Physics-Informed Diffusion Models for Unsupervised Anomaly Detection in Multivariate Time Series

TL;DR

This paper introduces a physics-informed diffusion model for unsupervised anomaly detection in multivariate time series, improving detection accuracy and data diversity by incorporating physics-based constraints during training.

Contribution

It presents a novel physics-informed loss function for diffusion models, enhancing their ability to learn the underlying data distribution for anomaly detection.

Findings

Improved F1 score in anomaly detection tasks.

Better data diversity and log-likelihood.

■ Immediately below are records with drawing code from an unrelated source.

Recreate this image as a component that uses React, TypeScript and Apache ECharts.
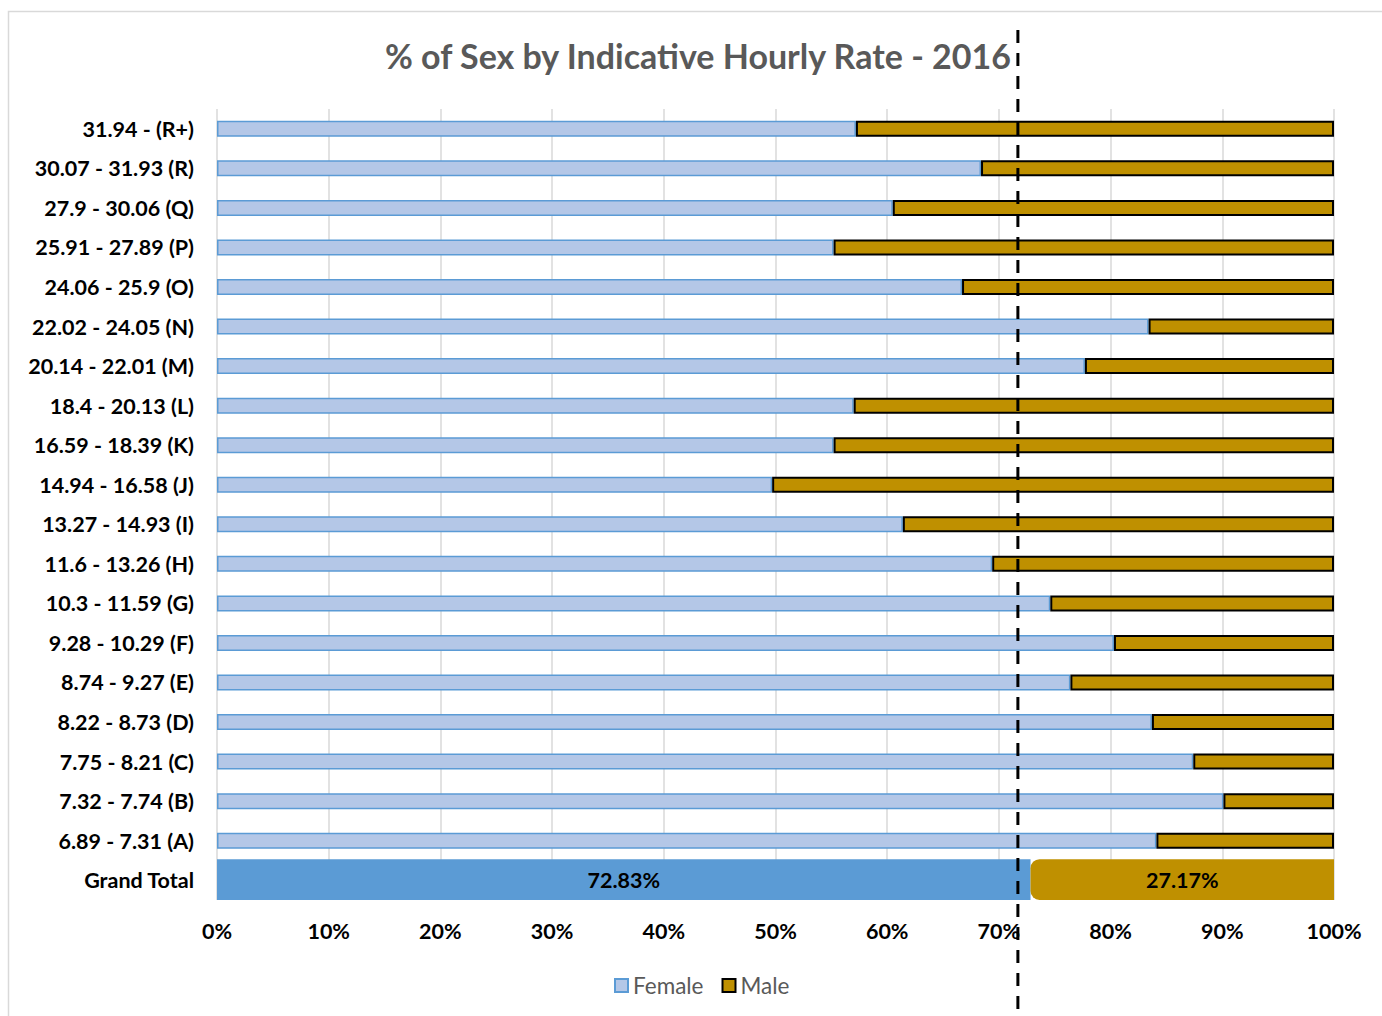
import React, { useEffect, useRef } from "react";
import * as echarts from "echarts";

const categories = [
  "31.94 - (R+)",
  "30.07 - 31.93 (R)",
  "27.9 - 30.06 (Q)",
  "25.91 - 27.89 (P)",
  "24.06 - 25.9 (O)",
  "22.02 - 24.05 (N)",
  "20.14 - 22.01 (M)",
  "18.4 - 20.13 (L)",
  "16.59 - 18.39 (K)",
  "14.94 - 16.58 (J)",
  "13.27 - 14.93 (I)",
  "11.6 - 13.26 (H)",
  "10.3 - 11.59 (G)",
  "9.28 - 10.29 (F)",
  "8.74 - 9.27 (E)",
  "8.22 - 8.73 (D)",
  "7.75 - 8.21 (C)",
  "7.32 - 7.74 (B)",
  "6.89 - 7.31 (A)",
];
const femaleValues = [57.2, 68.4, 60.5, 55.2, 66.7, 83.4, 77.7, 57.0, 55.2, 49.7, 61.4, 69.4, 74.6, 80.3, 76.4, 83.7, 87.4, 90.1, 84.1];
const maleValues = [42.8, 31.6, 39.5, 44.8, 33.3, 16.6, 22.3, 43.0, 44.8, 50.3, 38.6, 30.6, 25.4, 19.7, 23.6, 16.3, 12.6, 9.9, 15.9];
const totalLabel = "Grand Total";
const totalFemale = 72.83;
const totalMale = 27.17;
const referenceLineValue = 71.7;
const xTicks = [0, 10, 20, 30, 40, 50, 60, 70, 80, 90, 100];

const FONT = "Lato, 'Open Sans', sans-serif";
const LABEL_SIZE = 21.5;

export default function App() {
  const ref = useRef<HTMLDivElement>(null);
  useEffect(() => {
    if (!ref.current) return;
    const chart = echarts.init(ref.current, undefined, { renderer: "svg" });
    const allCats = [...categories, totalLabel];
    const femaleData = [...femaleValues, "-"];
    const maleData = [...maleValues, "-"];
    const totalFemaleData = allCats.map((c) => (c === totalLabel ? totalFemale : "-"));
    const totalMaleData = allCats.map((c) => (c === totalLabel ? totalMale : "-"));

    const boldLabel = {
      fontFamily: FONT,
      fontSize: LABEL_SIZE,
      fontWeight: "bold",
      color: "#000",
    };

    chart.setOption({
      animation: false,
      textStyle: { fontFamily: FONT },
      title: {
        text: "% of Sex by Indicative Hourly Rate - 2016",
        left: 380,
        top: 33,
        textStyle: { fontFamily: FONT, fontSize: 34, fontWeight: "bold", color: "#595959" },
      },
      legend: {
        data: ["Female", "Male"],
        left: 609,
        top: 969,
        icon: "rect",
        itemWidth: 13,
        itemHeight: 13,
        itemGap: 18,
        itemTextGap: 6,
        textStyle: { fontFamily: FONT, fontSize: 22.5, color: "#595959" },
      },
      grid: { left: 217, right: 48, top: 109, bottom: 116, containLabel: false },
      xAxis: {
        type: "value",
        min: xTicks[0],
        max: xTicks[xTicks.length - 1],
        interval: 10,
        axisLine: { show: false },
        axisTick: { show: false },
        splitLine: { lineStyle: { color: "#d9d9d9", width: 1.5 } },
        axisLabel: { formatter: "{value}%", margin: 20, ...boldLabel },
      },
      yAxis: [
        {
          type: "category",
          data: allCats,
          inverse: true,
          axisLine: { show: false },
          axisTick: { show: false },
          axisLabel: { margin: 23, ...boldLabel },
        },
        { type: "category", data: allCats, inverse: true, show: false },
      ],
      series: [
        {
          name: "Female",
          type: "bar",
          stack: "rows",
          yAxisIndex: 0,
          barWidth: 16,
          data: femaleData,
          itemStyle: { color: "#B4C7E7", borderColor: "#5B9BD5", borderWidth: 1.5 },
        },
        {
          name: "Male",
          type: "bar",
          stack: "rows",
          yAxisIndex: 0,
          barWidth: 16,
          data: maleData,
          itemStyle: { color: "#BF9000", borderColor: "#000", borderWidth: 2 },
        },
        {
          name: "Female total",
          type: "bar",
          stack: "total",
          yAxisIndex: 1,
          barWidth: 42,
          data: totalFemaleData,
          itemStyle: { color: "#5B9BD5" },
          label: { show: true, position: "inside", formatter: "{c}%", ...boldLabel },
        },
        {
          name: "Male total",
          type: "bar",
          stack: "total",
          yAxisIndex: 1,
          barWidth: 42,
          data: totalMaleData,
          itemStyle: { color: "#BF9000", borderRadius: [9, 0, 0, 9] },
          label: { show: true, position: "inside", formatter: "{c}%", ...boldLabel },
        },
      ],
    });

    const px = chart.convertToPixel({ xAxisIndex: 0 }, referenceLineValue) as number;
    chart.setOption({
      graphic: [
        {
          type: "rect",
          z: -10,
          silent: true,
          shape: { x: 8.5, y: 11.5, width: 1500, height: 1100 },
          style: { fill: "none", stroke: "#d9d9d9", lineWidth: 1.5 },
        },
        {
          type: "line",
          z: 100,
          silent: true,
          shape: { x1: px, y1: 30, x2: px, y2: 1016 },
          style: { stroke: "#000", lineWidth: 3, lineDash: [13, 10] },
        },
      ],
    });

    return () => chart.dispose();
  }, []);
  return (
    <div
      ref={ref}
      style={{ position: "fixed", left: 0, top: 0, width: 1382, height: 1016, background: "#fff" }}
    />
  );
}
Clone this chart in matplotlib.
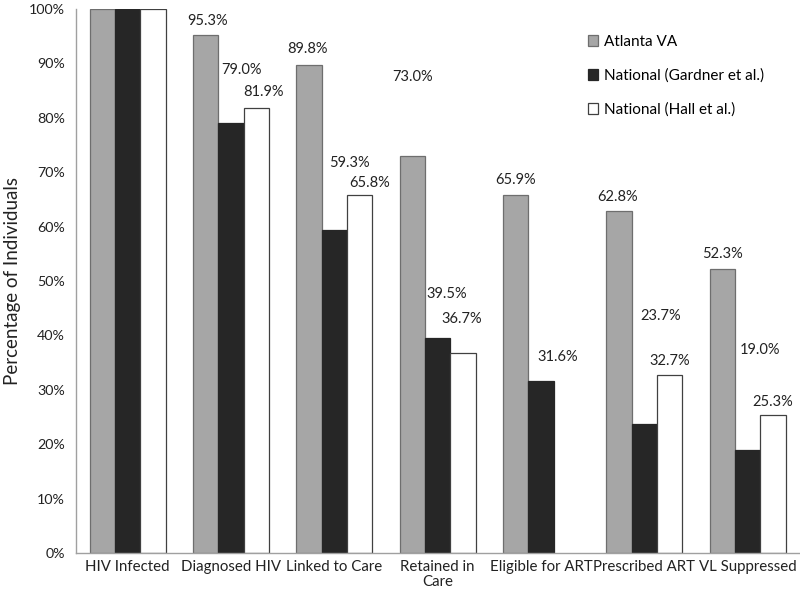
import numpy as np
import matplotlib.pyplot as plt

plt.rcParams['font.family'] = ['Lato', 'DejaVu Sans']

categories = ["HIV Infected", "Diagnosed HIV", "Linked to Care", "Retained in\nCare",
              "Eligible for ART", "Prescribed ART", "VL Suppressed"]
atlanta = [100, 95.3, 89.8, 73.0, 65.9, 62.8, 52.3]
gardner = [100, 79.0, 59.3, 39.5, 31.6, 23.7, 19.0]
hall = [100, 81.9, 65.8, 36.7, np.nan, 32.7, 25.3]

# label placement (moved by hand in the original): height in % and x shift in bar widths
atlanta_lab_y = [None, 97.8, 92.6, 87.5, 68.6, 65.4, 55.0]
atlanta_lab_dx = [0, 0.08, -0.04, 0, 0, -0.04, 0]
gardner_lab_y = [None, 88.8, 71.7, 47.6, 36.0, 43.6, 37.3]
gardner_lab_dx = [0, 0.42, 0.6, 0.36, 0.66, 0.66, 0.5]
hall_lab_y = [None, 84.7, 68.0, 43.0, None, 35.3, 27.8]
hall_lab_dx = [0, 0.28, 0.4, -0.04, 0, 0, 0]

x = np.arange(len(categories))
w = 0.245

fig = plt.figure(figsize=(8, 5.99), dpi=100)
ax = fig.add_axes([0.095, 0.0768, 0.904, 0.908])

series = [
    (atlanta, "Atlanta VA", '#a6a6a6', '#6e6e6e', -w, atlanta_lab_y, atlanta_lab_dx),
    (gardner, "National (Gardner et al.)", '#262626', '#262626', 0, gardner_lab_y, gardner_lab_dx),
    (hall, "National (Hall et al.)", '#ffffff', '#404040', w, hall_lab_y, hall_lab_dx),
]

for vals, name, fc, ec, off, lab_y, lab_dx in series:
    ax.bar(x + off, vals, w, color=fc, edgecolor=ec, linewidth=0.9, label=name)
    for i, v in enumerate(vals):
        if lab_y[i] is None or np.isnan(v):
            continue
        ax.text(x[i] + off + lab_dx[i] * w, lab_y[i], f"{v:.1f}%",
                ha='center', va='center', fontsize=10.5, color='#222222')

ax.set_xlim(-0.5, 6.5)
ax.set_ylim(0, 100)
ax.set_yticks(np.arange(0, 101, 10))
ax.set_yticklabels([f"{t}%" for t in range(0, 101, 10)], fontsize=10.3)
ax.set_xticks(x)
ax.set_xticklabels(categories, fontsize=10.8, linespacing=1.1)
ax.tick_params(axis='both', length=0, labelcolor='#222222')
ax.tick_params(axis='y', pad=8)
ax.tick_params(axis='x', pad=5)
for s in ['top', 'right']:
    ax.spines[s].set_visible(False)
for s in ['left', 'bottom']:
    ax.spines[s].set_color('#a0a0a0')
    ax.spines[s].set_linewidth(1)

ax.set_ylabel("Percentage of Individuals", fontsize=13.5, color='#222222', labelpad=6)

ax.legend(loc='upper left', bbox_to_anchor=(0.725, 0.955), bbox_transform=fig.transFigure,
          frameon=False, fontsize=11, handlelength=0.7, handleheight=0.7,
          handletextpad=0.35, labelspacing=1.3, borderpad=0)

fig.savefig("out.png", dpi=100)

Outperforms baseline and prior physics-informed models.

Abstract

We propose an unsupervised anomaly detection approach based on a physics-informed diffusion model for multivariate time series data. Over the past years, diffusion model has demonstrated its effectiveness in forecasting, imputation, generation, and anomaly detection in the time series domain. In this paper, we present a new approach for learning the physics-dependent temporal distribution of multivariate time series data using a weighted physics-informed loss during diffusion model training. A weighted physics-informed loss is constructed using a static weight schedule. This approach enables a diffusion model to accurately approximate underlying data distribution, which can influence the unsupervised anomaly detection performance. Our experiments on synthetic and real-world datasets show that physics-informed training improves the F1 score in anomaly detection; it generates better data diversity and log-likelihood. Our model outperforms baseline approaches, additionally, it surpasses prior physics-informed work and purely data-driven diffusion models on a synthetic dataset and one real-world dataset while remaining competitive on others.